Step 2: Set table name and options
Use the Table option panel on the right-hand side to customize your field:
- Name: Enter table field name
- Output format: leave as is ("Table")
- Input format: In most cases, leave as is ("Vertical HTML Table"). Parseur will assume your table rows are laid out vertically, top to bottom.
- If your table rows are laid out horizontally from left to right, select "Horizontal Table"
- If your table is Text only, choose "Vertical Text Table" (or "Horizontal Text Table" respectively).
- Table Header: If the first row of your table contains the column names and Parseur was able to correctly identify columns in the result preview, tick the box "Table headers included in selection". Otherwise, go to Step 3 below to teach Parseur how to identify your columns.
Step 3: Create table columns
At the bottom of your document, Parseur shows you a live preview of the table parsing. We are going to create column fields to tell Parseur which information we want to extract. And then, we're going to points those columns across multiple rows until the preview result is what we want.
To do this:
- Select a piece of text you want to extract on the first row of the table
- Click New Table Column
- Enter a name for that new column and hit Enter (or click the tick button)
Repeat steps 1. to 3. for each column field you want to extract.
Now we need to teach Parseur how to split rows:
- Select similar fields on the following rows and assign it to the existing field.
- Do this until the result preview suits what you need.
When the table preview at the bottom of the document shows the desired result you are done!
Advanced usage: Table parsing setting using Regular Expressions. Parseur can reliably extract table data from documents just by pointing and clicking the fields as described here. In case you need to do some advanced table parsing, you can set your own table tow separators and table cell separators as Regexps in the Advanced options section.
Step 4: Save your changes
Click the Save Field button when you're done editing the table field.
Then, continue editing the template adding new fields and finally click Create Template when completed.
Step 5: Export your table data
You have several strategies available when it comes to exporting your table data. This section lists the different strategies depending on the type of export.
Download and Google Sheet
There are 2 options to export your table data:
- The default export keeps the "1 document per sheet row" convention: table field rows will be added as columns.
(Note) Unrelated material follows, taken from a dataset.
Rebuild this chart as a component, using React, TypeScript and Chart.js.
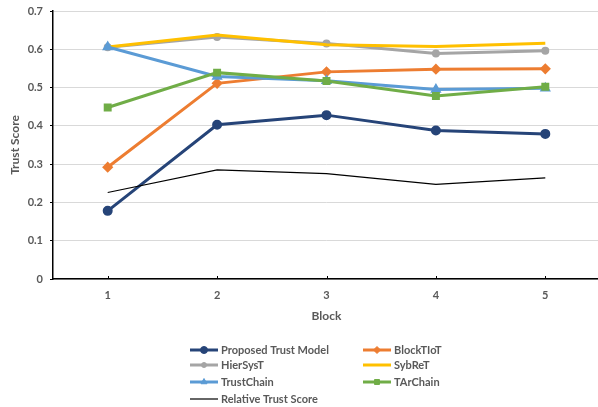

- The table export uses the "1 table field item per sheet row" convention: each table field item will be on its own sheet row and other fields extracted from the document will be repeated across rows.
There are 3 main ways to send table data to Zapier
1. New Table Processed trigger
Send the table directly through Zapier, each row in this table will turn into a row (or item) in the target application (for example, a row in Google Spreadsheet). Non-table fields in the document are repeated for each row. This is the trigger you will most likely need.
2. New Document Processed
Send each document as a whole with all tables flattened. Flattened means each document looks like the table mode result on the right of your document. It also means that the number of columns varies with the number of rows in the largest table. For this reason, This trigger is usually not recommended when using tables.
New Table Processed should provide the best compatibility with other apps. If you have more advanced needs we have one more solution, read on!
3. New Document Processed (With List Items)
Send the document with nested tables. This is similar to the JSON mode result on the right of your document. The number of columns does not vary with the number of rows. But the receiving app must be capable of handling item lists. This is the best choices for apps that can handle list items in Zapier, Freshbooks being one of them for example.
There are 3 options to export your table fields via webhooks:
- Document processed: this is the default option. JSON payload is a deep key/value object with table fields values sent as an array (equivalent to the JSON screen capture at the beginning of this article)
- Document processed (flattened): JSON payload is a flat key/value object with keys named as in the default table export (e.g. "Items.Title")
- Table item processed: JSON payload is an array of table item objects where other fields are repeated across table items (similar to the table export for Google Sheets).